Orders
- Ordination: June 11, 1954

Personal details
- Born: Peter Gomez Armstrong April 9, 1929 San Francisco, California, U.S.
- Died: November 17, 2009 (aged 80) San Rafael, California, U.S.
- Education: Saint Patrick's Seminary and University The Catholic University of America (MSW)

= Peter Armstrong (priest) =

American Roman Catholic priest

Peter Gomez Armstrong (April 9, 1929 – November 17, 2009), aka The Pigskin Priest, was an American Roman Catholic priest incardinated in the Archdiocese of San Francisco. He served as the chaplain for the San Francisco 49ers for all five of their Super Bowl victories. Armstrong was named a monsignor in the Catholic Church in 1966. He served in active ministry as a priest for 55 years before retiring in 2001 and held many civic and ministerial positions related to youth, sports, and social justice.

==Personal life==
Armstrong was born in San Francisco, California. His father was a banker and his mother was a teacher. He said that he knew from a young age that he was called to be a priest. When he was in high school, he went on a religious retreat where he felt the call to the priesthood.

==Ministerial career==
Armstrong attended Saint Patrick Seminary in Menlo Park. After being ordained on June 11, 1954, he was assigned to St. Pius Parish where he started a Teen Club. In 1959, he moved to Washington, D.C., to attend The Catholic University of America, where he earned a master's degree in social work. After graduating, he returned to San Francisco where he eventually became the head of the Catholic Youth Organization (1965). He served as the head of the CYO until 1979. In 1969, he was appointed as Director of Youth Activities of the Archdiocese of San Francisco.

In 1971, he became the President of the San Francisco Comprehensive Health Planning Council. In 1975, he became the Director of St. Vincent's School for Boys in San Rafael.

Armstrong grew up with San Francisco's mayor George Moscone. In 1976, Moscone asked Armstrong to serve on the city's Park and Recreation Commission. As a member of the commission, Armstrong convinced the 49ers owner, Eddie DeBartolo, to remove the artificial turf from Candlestick Park.

Armstrong also served as the chairman of the Social Justice Commission of the Archdiocese and the Archdiocesan Pastoral Planning Commission.

==NFL career==
In 1977, Armstrong became the chaplain for the 49ers. Two years later, he returned to St. Pius where he served for the next 22 years until retiring in 2001. As both the chaplain for the 49ers and pastor for St. Pius, Armstrong had busy Sundays. If the 49ers were playing at home, he would officiate Mass at 8 am for the team and at 9:30 and 5:30 at his church. If the 49ers had an away game, he traveled with the team.

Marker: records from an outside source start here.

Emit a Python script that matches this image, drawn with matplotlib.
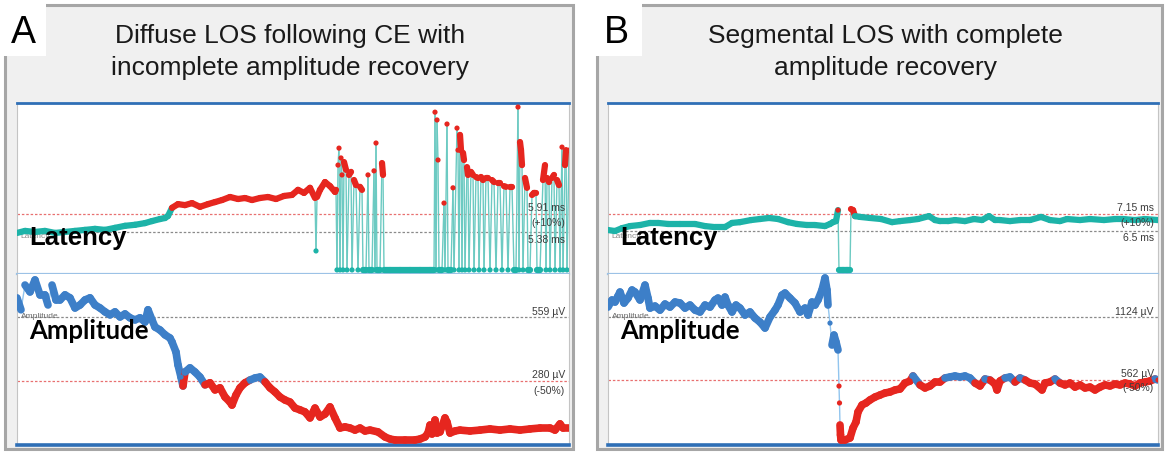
import matplotlib
matplotlib.use("Agg")
import matplotlib.pyplot as plt
import numpy as np
from matplotlib.collections import LineCollection
from matplotlib.patches import Rectangle

plt.rcParams["font.family"] = ["Liberation Sans", "DejaVu Sans"]

# ── data ────────────────────────────────────────────────────────────────────
# Panel A: latency (ms) vs. time index
a_lat_t = [
    0, 8, 18, 28, 38, 48, 58, 68, 78, 88,
    98, 108, 118, 128, 135, 143, 148, 151, 155, 161,
    168, 175, 183, 191, 198, 205, 213, 221, 228, 235,
    243, 251, 259, 267, 275, 281, 287, 293, 298, 299,
    300, 303, 308, 313, 318,
    319, 320, 321, 322, 323, 324, 325, 326, 327, 329,
    330, 332, 334, 335, 337, 339, 341, 343, 345, 346,
    349, 351, 352, 355, 357, 358, 359, 360, 363, 365,
    366, 367, 373, 383, 393, 403, 413, 417, 418, 419,
    420, 421, 422, 425, 427, 428, 430, 431, 434, 436,
    437, 440, 441, 442, 443, 444, 445, 446, 447, 448,
    450, 451, 452, 454, 456, 457, 459, 461, 462, 464,
    466, 467, 469, 471, 473, 475, 477, 479, 481, 483,
    485, 487, 489, 491, 493, 495, 497, 499, 501, 502,
    503, 504, 505, 506, 508, 510, 511, 513, 515, 517,
    519, 520, 523, 526, 528, 529, 530, 532, 533, 535,
    537, 538, 540, 542, 543, 545, 546, 548, 549, 550,
    552,
]
a_lat_ms = [
    5.35, 5.41, 5.38, 5.41, 5.35, 5.38, 5.41, 5.44, 5.47, 5.44,
    5.50, 5.56, 5.59, 5.64, 5.70, 5.76, 5.79, 5.85, 6.09, 6.20,
    6.17, 6.23, 6.12, 6.20, 6.26, 6.32, 6.41, 6.35, 6.38, 6.32,
    6.38, 6.41, 6.35, 6.44, 6.47, 6.62, 6.53, 6.68, 6.38, 4.82,
    6.41, 6.62, 6.85, 6.73, 6.56,
    6.62, 4.26, 7.35, 7.85, 4.26, 7.56, 7.06, 4.26, 7.44, 7.21,
    4.26, 7.06, 7.15, 4.26, 6.91, 6.76, 4.26, 6.71, 6.62, 4.26,
    4.26, 7.06, 4.26, 4.26, 7.18, 4.26, 8.00, 4.26, 4.26, 7.41,
    7.06, 4.26, 4.26, 4.26, 4.26, 4.26, 4.26, 4.26, 8.91, 4.26,
    8.68, 7.50, 4.26, 4.26, 6.23, 4.26, 8.56, 4.26, 4.26, 6.68,
    4.26, 8.44, 7.79, 4.26, 8.24, 7.79, 4.26, 7.71, 7.50, 4.26,
    7.29, 7.06, 4.26, 7.15, 7.06, 4.26, 7.00, 6.97, 4.26, 7.00,
    6.91, 4.26, 6.97, 6.97, 4.26, 6.91, 6.85, 4.26, 6.82, 6.82,
    4.26, 6.73, 6.71, 4.26, 6.71, 6.71, 4.26, 4.26, 9.06, 4.26,
    8.03, 7.79, 7.35, 4.26, 6.97, 6.68, 4.26, 4.26, 6.47, 6.53,
    6.53, 4.26, 4.26, 6.91, 7.35, 4.26, 6.97, 6.85, 4.26, 6.97,
    7.06, 4.26, 6.91, 6.76, 4.26, 7.88, 4.26, 7.35, 7.79, 4.26,
    7.79,
]
a_lat_base, a_lat_alarm = 5.38, 5.91

# Panel A: amplitude (µV)
a_amp_t = [
    0, 4, 8, 13, 18, 23, 28, 31, 35, 39,
    43, 48, 53, 58, 63, 68, 73, 78, 83, 88,
    93, 98, 103, 108, 113, 118, 123, 128, 131, 135,
    138, 143, 148, 153, 155, 159, 161, 164, 166, 168,
    173, 178, 183, 188, 193, 198, 203, 208, 213, 215,
    219, 223, 228, 233, 238, 243, 248, 253, 258, 263,
    268, 273, 278, 283, 288, 293, 298, 303, 308, 313,
    318, 323, 328, 333, 338, 343, 348, 353, 361, 368,
    373, 378, 388, 398, 403, 408, 411, 413, 415, 418,
    420, 423, 428, 430, 433, 438, 443, 453, 463, 473,
    483, 493, 503, 513, 523, 533, 538, 543, 546, 552,
]
a_amp_uv = [
    642, 590, 698, 668, 720, 655, 655, 611, 698, 633,
    633, 655, 642, 598, 611, 633, 642, 611, 598, 581,
    568, 581, 559, 572, 555, 546, 555, 537, 590, 546,
    515, 502, 481, 467, 450, 406, 350, 297, 258, 319,
    337, 319, 297, 263, 272, 241, 250, 210, 188, 175,
    219, 250, 272, 284, 293, 297, 276, 250, 232, 210,
    197, 188, 162, 154, 145, 119, 162, 123, 136, 167,
    119, 75, 80, 75, 66, 75, 62, 66, 58, 36,
    27, 23, 23, 23, 27, 36, 53, 88, 49, 110,
    53, 58, 119, 101, 53, 62, 66, 62, 66, 71,
    66, 71, 66, 71, 75, 75, 66, 93, 75, 75,
]
a_amp_base, a_amp_alarm = 559, 280

# Panel B: latency (ms)
b_lat_t = [
    0, 7, 14, 22, 32, 42, 50, 60, 72, 87,
    97, 107, 117, 124, 132, 143, 152, 161, 170, 180,
    189, 199, 207, 217, 222, 225, 228, 230, 231, 235,
    239, 242, 243, 245, 247, 252, 262, 273, 284, 292,
    302, 310, 321, 327, 332, 340, 347, 357, 366, 374,
    381, 387, 392, 402, 412, 422, 433, 442, 452, 459,
    472, 482, 496, 507, 515, 527, 537, 550,
]
b_lat_ms = [
    6.54, 6.50, 6.61, 6.69, 6.73, 6.81, 6.81, 6.77, 6.77, 6.77,
    6.69, 6.65, 6.65, 6.81, 6.84, 6.92, 6.96, 7.00, 6.96, 6.84,
    6.77, 6.73, 6.73, 6.69, 6.77, 6.84, 6.88, 7.30, 5.01, 5.01,
    5.01, 5.01, 7.34, 7.30, 7.07, 7.04, 7.00, 6.96, 6.84, 6.88,
    6.92, 6.96, 7.07, 6.92, 6.88, 6.88, 6.92, 6.88, 6.96, 6.92,
    7.07, 6.92, 6.92, 6.88, 6.92, 6.92, 7.04, 6.92, 6.88, 6.96,
    6.92, 6.96, 6.92, 6.96, 6.96, 6.92, 6.96, 6.92,
]
b_lat_base, b_lat_alarm = 6.5, 7.15

# Panel B: amplitude (µV)
b_amp_t = [
    0, 4, 7, 10, 12, 16, 20, 24, 27, 32,
    37, 40, 42, 47, 52, 57, 62, 67, 72, 77,
    82, 87, 92, 97, 102, 107, 110, 114, 117, 120,
    124, 128, 132, 137, 142, 147, 152, 157, 162, 167,
    170, 174, 177, 182, 187, 192, 197, 200, 204, 207,
    210, 214, 217, 219, 220, 222, 224, 226, 228, 230,
    231, 231.5, 232, 232.5, 233, 237, 242, 245, 248, 250,
    254, 258, 262, 267, 272, 277, 282, 287, 292, 297,
    302, 305, 312, 317, 322, 327, 332, 337, 342, 347,
    352, 357, 362, 367, 372, 377, 382, 387, 389, 392,
    397, 402, 407, 412, 417, 422, 427, 434, 437, 442,
    447, 452, 457, 462, 467, 472, 477, 482, 487, 492,
    497, 502, 507, 512, 517, 522, 527, 532, 537, 542,
    547, 550,
]
b_amp_uv = [
    1213, 1276, 1258, 1311, 1347, 1249, 1293, 1365, 1347, 1276,
    1409, 1293, 1204, 1222, 1186, 1240, 1213, 1258, 1249, 1204,
    1231, 1186, 1169, 1231, 1213, 1276, 1293, 1231, 1302, 1231,
    1169, 1231, 1204, 1142, 1169, 1115, 1079, 1026, 1124, 1186,
    1231, 1320, 1338, 1293, 1249, 1169, 1204, 1142, 1258, 1231,
    1276, 1365, 1472, 1365, 1231, 1070, 874, 963, 901, 830,
    508, 357, 161, 72, 27, 27, 45, 134, 187, 277,
    339, 357, 384, 410, 428, 446, 455, 473, 482, 535,
    553, 598, 518, 491, 509, 544, 544, 580, 589, 598,
    589, 598, 580, 535, 509, 571, 562, 526, 473, 553,
    580, 589, 544, 580, 562, 535, 526, 473, 535, 544,
    571, 535, 518, 535, 499, 518, 491, 499, 473, 499,
    518, 509, 526, 518, 535, 526, 509, 535, 544, 553,
    571, 562,
]
b_amp_base, b_amp_alarm = 1124, 562

# ── styling ───────────────────────────────────────────────────────────────
W, H = 1168, 457
RED = "#e6261f"
TEAL = "#1db3a8"
BLUE = "#3d7fc8"
TEAL_STEM = "#6ccac2"
BLUE_STEM = "#92c5ee"
EDGE_BLUE = "#2f6fb6"
SEP_BLUE = "#9cc2e6"
LABEL_FONT = ["Liberation Sans Narrow", "Liberation Sans", "DejaVu Sans"]


def px_rect(x0, y0, x1, y1):
    """pixel box (top-left origin) -> figure fraction rect."""
    return [x0 / W, 1 - y1 / H, (x1 - x0) / W, (y1 - y0) / H]


def setup_ax(ax, xmax, ylim, top, bottom):
    ax.set_xlim(0, xmax)
    ax.set_ylim(*ylim)
    ax.set_xticks([])
    ax.set_yticks([])
    for s in ("left", "right"):
        ax.spines[s].set_color("#c4c4c4")
        ax.spines[s].set_linewidth(0.8)
    for s, spec in (("top", top), ("bottom", bottom)):
        if spec is None:
            ax.spines[s].set_visible(False)
        else:
            ax.spines[s].set_color(spec[0])
            ax.spines[s].set_linewidth(spec[1])


def draw_trace(ax, t, v, thr, hi_col, lo_col, stem_col, lw):
    t = np.asarray(t, float)
    v = np.asarray(v, float)
    col = np.where(v > thr, hi_col, lo_col)
    pts = np.column_stack([t, v])
    segs = np.stack([pts[:-1], pts[1:]], axis=1)
    lo, hi = ax.get_ylim()
    jump = np.abs(np.diff(v)) > 0.09 * (hi - lo)
    ax.add_collection(LineCollection(segs[jump], colors=stem_col,
                                     linewidths=1.0, zorder=2))
    ax.add_collection(LineCollection(segs[~jump], colors=list(col[:-1][~jump]),
                                     linewidths=lw, capstyle="round", zorder=3))
    ax.scatter(t, v, s=14, c=list(col), linewidths=0, zorder=4)


def thresh(ax, base, alarm, labels):
    """labels: (text, 'alarm'|'base', dy in points)."""
    ax.axhline(alarm, color="#e87070", lw=0.9, ls=(0, (2, 1.5)), zorder=1)
    ax.axhline(base, color="#8a8a8a", lw=0.9, ls=(0, (2, 1.5)), zorder=1)
    for txt, which, dy in labels:
        yv = alarm if which == "alarm" else base
        ax.annotate(txt, xy=(1, yv), xycoords=("axes fraction", "data"),
                    xytext=(-3, dy), textcoords="offset points",
                    ha="right", va="center", fontsize=7.5, color="#3c3c3c",
                    family=LABEL_FONT, zorder=5)


def draw_panel(fig, frame, x0, x1, tag, tag_box, title, title_cx,
               lat_t, lat_v, lat_lim, lat_thr, lat_lab,
               amp_t, amp_v, amp_lim, amp_thr, amp_lab):
    fx0, fy0, fx1, fy1 = frame
    fig.patches.append(Rectangle((fx0 / W, 1 - fy1 / H), (fx1 - fx0) / W,
                                 (fy1 - fy0) / H, transform=fig.transFigure,
                                 facecolor="#f0f0f0", edgecolor="#a6a6a6",
                                 lw=2.2, zorder=-2))
    bx0, by0, bx1, by1 = tag_box
    fig.patches.append(Rectangle((bx0 / W, 1 - by1 / H), (bx1 - bx0) / W,
                                 (by1 - by0) / H, transform=fig.transFigure,
                                 facecolor="white", edgecolor="none", zorder=-1))
    fig.text((bx0 + bx1) / 2 / W, 1 - 33 / H, tag, fontsize=27,
             ha="center", va="center")
    fig.text(title_cx / W, 1 - 52 / H, title, fontsize=19, ha="center",
             va="center", linespacing=1.45, color="#1a1a1a")

    xmax = x1 - x0
    ax_lat = fig.add_axes(px_rect(x0, 103, x1, 274))
    setup_ax(ax_lat, xmax, lat_lim, (EDGE_BLUE, 2.0), (SEP_BLUE, 1.6))
    ax_amp = fig.add_axes(px_rect(x0, 274, x1, 445))
    setup_ax(ax_amp, xmax, amp_lim, None, (EDGE_BLUE, 2.6))

    thresh(ax_lat, lat_thr[0], lat_thr[1], lat_lab)
    thresh(ax_amp, amp_thr[0], amp_thr[1], amp_lab)

    draw_trace(ax_lat, lat_t, lat_v, lat_thr[1], RED, TEAL, TEAL_STEM, 4.5)
    draw_trace(ax_amp, amp_t, amp_v, amp_thr[1], BLUE, RED, BLUE_STEM, 5.5)

    # software labels underneath, big annotation labels on top
    ax_lat.text(0.006, 0.22, "Latency", transform=ax_lat.transAxes,
                fontsize=6, color="#8a8a8a", va="center", zorder=1)
    ax_amp.text(0.008, 0.75, "Amplitude", transform=ax_amp.transAxes,
                fontsize=6, color="#6a6a6a", va="center", zorder=1)
    fig.text((x0 + 12) / W, 1 - 238 / H, "Latency", fontsize=18.5,
             fontweight="bold", va="center", zorder=10)
    fig.text((x0 + 12) / W, 1 - 331 / H, "Amplitude", fontsize=18.5,
             fontweight="bold", va="center", zorder=10,
             family=["Lato", "DejaVu Sans"])


fig = plt.figure(figsize=(W / 100, H / 100), dpi=100)

draw_panel(
    fig, (5, 5, 573, 449), 17, 569, "A", (0, 0, 46, 56),
    "Diffuse LOS following CE with\nincomplete amplitude recovery", 290,
    a_lat_t, a_lat_ms, (4.14, 9.18), (a_lat_base, a_lat_alarm),
    [("5.91 ms", "alarm", 4.3), ("(+10%)", "alarm", -6.5),
     ("5.38 ms", "base", -5.5)],
    a_amp_t, a_amp_uv, (1, 746), (a_amp_base, a_amp_alarm),
    [("559 µV", "base", 3.6), ("280 µV", "alarm", 4.3),
     ("(-50%)", "alarm", -7.5)],
)
draw_panel(
    fig, (597, 5, 1162, 449), 608, 1158, "B", (590, 0, 642, 56),
    "Segmental LOS with complete\namplitude recovery", 885,
    b_lat_t, b_lat_ms, (4.86, 11.39), (b_lat_base, b_lat_alarm),
    [("7.15 ms", "alarm", 4.3), ("(+10%)", "alarm", -6.5),
     ("6.5 ms", "base", -5.0)],
    b_amp_t, b_amp_uv, (-18, 1508), (b_amp_base, b_amp_alarm),
    [("1124 µV", "base", 3.6), ("562 µV", "alarm", 4.3),
     ("(-50%)", "alarm", -6.0)],
)

fig.savefig("out.png", dpi=100)
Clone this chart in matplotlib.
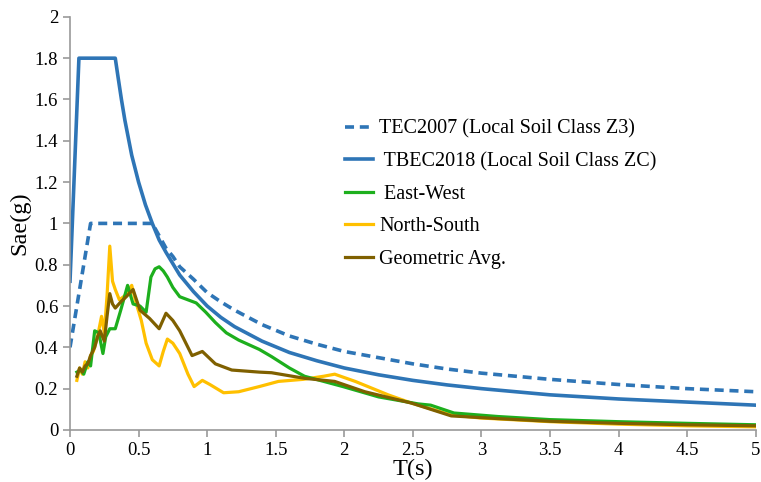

Armstrong met the owner of the 49ers when he was serving on San Francisco's Commission on Parks and Recreation. The owner hired Armstrong to serve as the team's chaplain. From 1977 to at least 2001, Armstrong led Mass before every game the 49ers played. Armstrong flew on the corporate jet and sat in the owner's box for every game. Bill Walsh said that Armstrong served the 49ers as more than just a priest, but as an adviser and counselor for the whole team regardless of one's religious beliefs. Walsh credits Armstrong with helping the team succeed.

As the chaplain for the 49ers, Armstrong played a key role in Walsh's conversion to Catholicism. He baptized Jerry Rice's children and officiated Joe Montana's, Dwight Clark's, and Ronnie Lott's marriages. As the team's official chaplain, the 49ers presented him with Super Bowl rings for each of their five championships.